** Exercise aim **
Review the material and extract every line in which the word "Output" occurs.

Collected data
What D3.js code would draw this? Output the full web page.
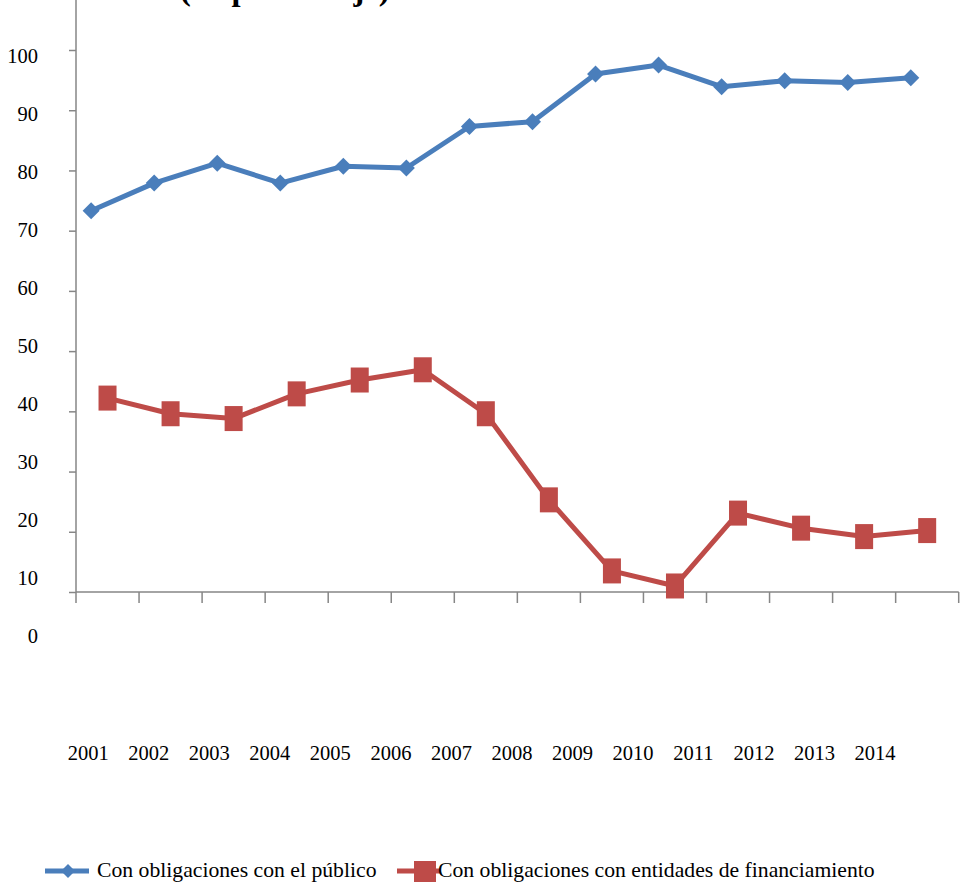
<!DOCTYPE html>
<html>
<head>
<meta charset="utf-8">
<script src="https://cdn.jsdelivr.net/npm/d3@7/dist/d3.min.js"></script>
<style>
  html, body { margin: 0; padding: 0; background: #ffffff; }
  svg { display: block; }
  text { font-family: "Liberation Serif", "Times New Roman", serif; fill: #000; }
</style>
</head>
<body>
<svg id="chart" width="964" height="882"></svg>
<script>
// Categories and series
const years = ["2001","2002","2003","2004","2005","2006","2007","2008","2009","2010","2011","2012","2013","2014"];
const publico = [73.3, 77.9, 81.2, 77.9, 80.7, 80.4, 87.3, 88.1, 96.0, 97.5, 93.9, 94.9, 94.6, 95.4];
const entidades = [42.2, 39.6, 38.8, 42.9, 45.2, 46.9, 39.6, 25.3, 13.5, 11.0, 23.1, 20.6, 19.2, 20.2];
const seriesNames = ["Con obligaciones con el público", "Con obligaciones con entidades de financiamiento"];
const yTickLabels = [0, 10, 20, 30, 40, 50, 60, 70, 80, 90, 100];
const yTickValues = [10, 20, 30, 40, 50, 60, 70, 80, 90, 100];
const subtitle = "(en porcentaje)";

const BLUE = "#4a7ebb";
const RED = "#be4b48";
const AXIS = "#868686";

const svg = d3.select("#chart");

// Scales for the plot area
const x = d3.scaleBand().domain(years).range([76, 958.7]).paddingInner(0).paddingOuter(0);
const y = d3.scaleLinear().domain([10, 100]).range([592, 50]);

// Tick-label layout (labels sit on their own slightly tighter spacing)
const yLabelPos = d3.scaleLinear().domain([0, 100]).range([643.3, 63]);
const xLabelPos = d3.scalePoint().domain(years).range([88.3, 875]);

// Subtitle, running off the top edge
svg.append("text")
  .attr("x", 180).attr("y", 0)
  .attr("font-size", 32.5).attr("font-weight", "bold")
  .text(subtitle);

// Y axis ticks
const yAxis = d3.axisLeft(y).tickValues(yTickValues).tickSize(7).tickFormat("");
const gy = svg.append("g").attr("transform", "translate(76,0)").call(yAxis);
gy.select(".domain").remove();
gy.selectAll(".tick line").attr("stroke", AXIS).attr("stroke-width", 1.5);
svg.append("line")
  .attr("x1", 76).attr("x2", 76).attr("y1", 0).attr("y2", y(10))
  .attr("stroke", AXIS).attr("stroke-width", 1.5);

// X axis line and category boundary ticks
const xEnd = x.range()[1];
svg.append("line")
  .attr("x1", 76).attr("x2", xEnd).attr("y1", y(10)).attr("y2", y(10))
  .attr("stroke", AXIS).attr("stroke-width", 1.5);
const boundaries = years.map(d => x(d)).concat([xEnd]);
svg.append("g").selectAll("line").data(boundaries).join("line")
  .attr("x1", d => d).attr("x2", d => d)
  .attr("y1", y(10)).attr("y2", y(10) + 11)
  .attr("stroke", AXIS).attr("stroke-width", 1.5);

// Y tick labels
svg.append("g").selectAll("text").data(yTickLabels).join("text")
  .attr("x", 38).attr("y", d => yLabelPos(d))
  .attr("text-anchor", "end").attr("font-size", 20.5)
  .text(d => d);

// X tick labels
svg.append("g").selectAll("text").data(years).join("text")
  .attr("x", d => xLabelPos(d)).attr("y", 760)
  .attr("text-anchor", "middle").attr("font-size", 20.5)
  .text(d => d);

// Series positions within each category
const bw = x.bandwidth();
const xPub = d => x(d) + bw * 0.24;
const xEnt = d => x(d) + bw * 0.5;

const line = d3.line();

// Series 1: público (diamonds)
svg.append("path")
  .datum(years.map((d, i) => [xPub(d), y(publico[i])]))
  .attr("d", line)
  .attr("fill", "none").attr("stroke", BLUE).attr("stroke-width", 5)
  .attr("stroke-linejoin", "round");
const diamond = (cx, cy, r) => `M${cx},${cy - r}L${cx + r},${cy}L${cx},${cy + r}L${cx - r},${cy}Z`;
svg.append("g").selectAll("path").data(years).join("path")
  .attr("d", (d, i) => diamond(xPub(d), y(publico[i]), 8.5))
  .attr("fill", BLUE);

// Series 2: entidades (squares)
svg.append("path")
  .datum(years.map((d, i) => [xEnt(d), y(entidades[i])]))
  .attr("d", line)
  .attr("fill", "none").attr("stroke", RED).attr("stroke-width", 5)
  .attr("stroke-linejoin", "round");
svg.append("g").selectAll("rect").data(years).join("rect")
  .attr("x", d => xEnt(d) - 9).attr("y", (d, i) => y(entidades[i]) - 12.5)
  .attr("width", 18).attr("height", 25)
  .attr("fill", RED);

// Legend
const legY = 871;
const leg = svg.append("g");
leg.append("line").attr("x1", 45).attr("x2", 89).attr("y1", legY).attr("y2", legY)
  .attr("stroke", BLUE).attr("stroke-width", 5);
leg.append("path").attr("d", diamond(68, legY, 7)).attr("fill", BLUE);
leg.append("text").attr("x", 97).attr("y", 877).attr("font-size", 21.7).text(seriesNames[0]);

leg.append("line").attr("x1", 397).attr("x2", 440).attr("y1", legY).attr("y2", legY)
  .attr("stroke", RED).attr("stroke-width", 5);
leg.append("rect").attr("x", 414).attr("y", legY - 10).attr("width", 22).attr("height", 22).attr("fill", RED);
leg.append("text").attr("x", 438).attr("y", 877).attr("font-size", 21.7).text(seriesNames[1]);
</script>
</body>
</html>
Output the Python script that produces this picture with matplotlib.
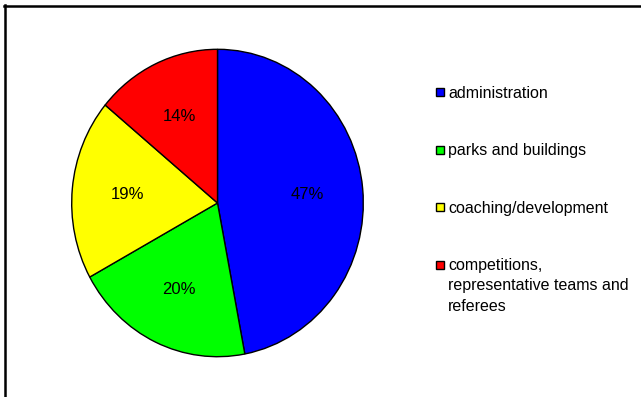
import matplotlib.pyplot as plt
from matplotlib.lines import Line2D
from matplotlib.patches import Rectangle

plt.rcParams['font.family'] = ['Liberation Sans', 'DejaVu Sans']

categories = ['administration', 'parks and buildings', 'coaching/development',
              'competitions,\nrepresentative teams and\nreferees']
shares = [47, 20, 19, 14]
colors = ['#0000FF', '#00FF00', '#FFFF00', '#FF0000']

W, H = 641, 397
fig = plt.figure(figsize=(W / 100, H / 100), dpi=100)

def px(x, y):
    # pixel position (from top-left) to figure fraction
    return x / W, 1 - y / H

# pie axes, slightly taller than wide
l, t, r, b = 71.7, 49.3, 363.3, 356.7
ax = fig.add_axes([l / W, 1 - b / H, (r - l) / W, (b - t) / H])
wedges, texts, autotexts = ax.pie(
    shares, colors=colors, startangle=90, counterclock=False,
    autopct='%d%%', pctdistance=0.62,
    wedgeprops=dict(edgecolor='black', linewidth=1.0),
    textprops=dict(fontsize=12, color='black'))
ax.set_aspect('auto')
ax.set_xlim(-1, 1)
ax.set_ylim(-1, 1)
ax.axis('off')

# legend on the right
for i, (name, c) in enumerate(zip(categories, colors)):
    yc = 92 + 57.5 * i
    x0, y0 = px(436, yc + 4)
    fig.add_artist(Rectangle((x0, y0), 8 / W, 8 / H, transform=fig.transFigure,
                             facecolor=c, edgecolor='black', linewidth=1.0))
    tx, ty = px(448, yc - 6.5)
    fig.text(tx, ty, name, fontsize=11.5, va='top', ha='left', linespacing=1.45)

# frame lines along top and left edges
fig.add_artist(Line2D([4 / W, 1], [1 - 6.1 / H] * 2, transform=fig.transFigure,
                      color='black', linewidth=1.8))
fig.add_artist(Line2D([5.1 / W] * 2, [0, 1 - 5 / H], transform=fig.transFigure,
                      color='black', linewidth=1.8))

fig.savefig('out.png', dpi=100)
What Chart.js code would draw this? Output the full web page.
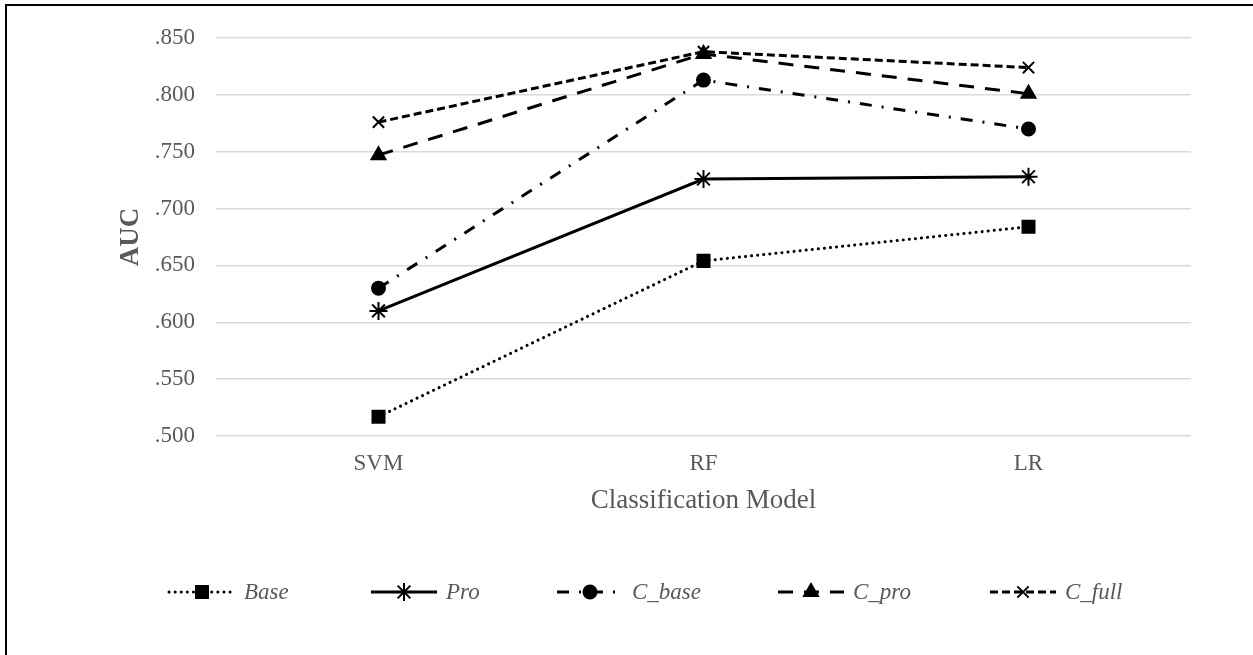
<!DOCTYPE html>
<html>
<head>
<meta charset="utf-8">
<script src="https://cdn.jsdelivr.net/npm/chart.js@4/dist/chart.umd.min.js"></script>
<style>
  html, body { margin: 0; padding: 0; background: #fff; overflow: hidden; }
  #frame {
    position: absolute; left: 5px; top: 4px; width: 2000px; height: 2000px;
    border-left: 2px solid #000; border-top: 2px solid #000;
  }
  #wrap { position: absolute; left: 0; top: 0; width: 1253px; height: 655px; }
</style>
</head>
<body>
<div id="frame"></div>
<div id="wrap"><canvas id="aucChart"></canvas></div>
<script>
const categories = ['SVM', 'RF', 'LR'];
const baseAuc  = [0.517, 0.654, 0.684];
const proAuc   = [0.610, 0.726, 0.728];
const cBaseAuc = [0.630, 0.813, 0.770];
const cProAuc  = [0.747, 0.836, 0.801];
const cFullAuc = [0.776, 0.838, 0.824];

const seriesNames = ['Base', 'Pro', 'C_base', 'C_pro', 'C_full'];
const gray = '#595959';
const serif = "'Liberation Serif', 'Times New Roman', serif";

function series(label, data, style, radius, dash, cap) {
    return {
        label: label,
        data: data,
        borderColor: '#000',
        backgroundColor: '#000',
        borderWidth: 3,
        borderDash: dash,
        borderCapStyle: cap || 'butt',
        pointStyle: style,
        pointRadius: radius,
        pointHoverRadius: radius,
        pointBackgroundColor: '#000',
        pointBorderColor: '#000',
        pointBorderWidth: 2,
        tension: 0,
        fill: false
    };
}

// legend drawn by hand: short styled line with the marker in the middle, then italic name
const legendX = [169, 371, 557, 778, 990];
const lineLegend = {
    id: 'lineLegend',
    afterDraw(chart) {
        const ctx = chart.ctx;
        const y = 592;
        const lineLen = 66;
        ctx.save();
        ctx.font = 'italic 23px ' + serif;
        ctx.textBaseline = 'middle';
        chart.data.datasets.forEach((ds, i) => {
            const x = legendX[i];
            ctx.save();
            ctx.strokeStyle = '#000';
            ctx.lineWidth = ds.borderWidth;
            ctx.lineCap = ds.borderCapStyle;
            ctx.setLineDash(ds.borderDash || []);
            ctx.beginPath();
            ctx.moveTo(x, y);
            ctx.lineTo(x + lineLen, y);
            ctx.stroke();
            ctx.restore();
            ctx.save();
            ctx.fillStyle = '#000';
            ctx.strokeStyle = '#000';
            ctx.lineWidth = ds.pointBorderWidth;
            Chart.helpers.drawPoint(ctx, {
                pointStyle: ds.pointStyle,
                radius: ds.pointRadius,
                rotation: 0,
                borderWidth: ds.pointBorderWidth
            }, x + lineLen / 2, y);
            ctx.restore();
            ctx.fillStyle = gray;
            ctx.textAlign = 'left';
            ctx.fillText(ds.label, x + lineLen + 9, y + 1);
        });
        ctx.restore();
    }
};

new Chart(document.getElementById('aucChart'), {
    type: 'line',
    data: {
        labels: categories,
        datasets: [
            series(seriesNames[0], baseAuc, 'rect', 8.5, [0.1, 6], 'round'),
            series(seriesNames[1], proAuc, 'star', 9, []),
            series(seriesNames[2], cBaseAuc, 'circle', 6.5, [12, 10, 2, 10]),
            series(seriesNames[3], cProAuc, 'triangle', 8, [15, 11]),
            series(seriesNames[4], cFullAuc, 'crossRot', 8, [8, 4])
        ]
    },
    options: {
        responsive: true,
        maintainAspectRatio: false,
        animation: false,
        layout: { padding: { left: 0, right: 62, top: 38, bottom: 119 } },
        plugins: {
            legend: { display: false },
            tooltip: { enabled: false }
        },
        scales: {
            x: {
                offset: true,
                grid: { display: false, drawTicks: false },
                border: { display: false },
                ticks: { color: gray, font: { family: serif, size: 23 }, padding: 14 },
                title: {
                    display: true,
                    text: 'Classification Model',
                    color: gray,
                    font: { family: serif, size: 27 },
                    padding: { top: 0, bottom: 19 }
                },
                afterFit(scale) { scale.height = 100; }
            },
            y: {
                min: 0.5,
                max: 0.85,
                grid: { color: '#d9d9d9', lineWidth: 1.5, drawTicks: false },
                border: { display: false },
                ticks: {
                    stepSize: 0.05,
                    padding: 21,
                    color: gray,
                    font: { family: serif, size: 23 },
                    callback: v => v.toFixed(3).replace(/^0/, '')
                },
                title: {
                    display: true,
                    text: 'AUC',
                    color: gray,
                    font: { family: serif, size: 27, weight: 'bold' },
                    padding: { top: 115, bottom: 0 }
                },
                afterFit(scale) { scale.width = 216; }
            }
        }
    },
    plugins: [lineLegend]
});
</script>
</body>
</html>
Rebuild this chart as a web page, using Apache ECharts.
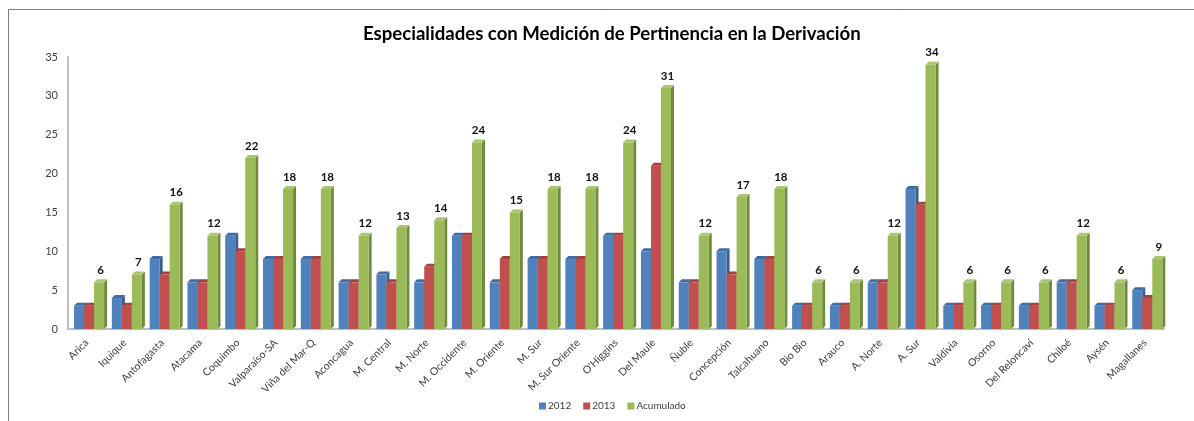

** Task response **
What D3.js code would draw this? Output the full web page.
Output the Python script that produces this picture with matplotlib.
What Chart.js code would draw this? Output the full web page.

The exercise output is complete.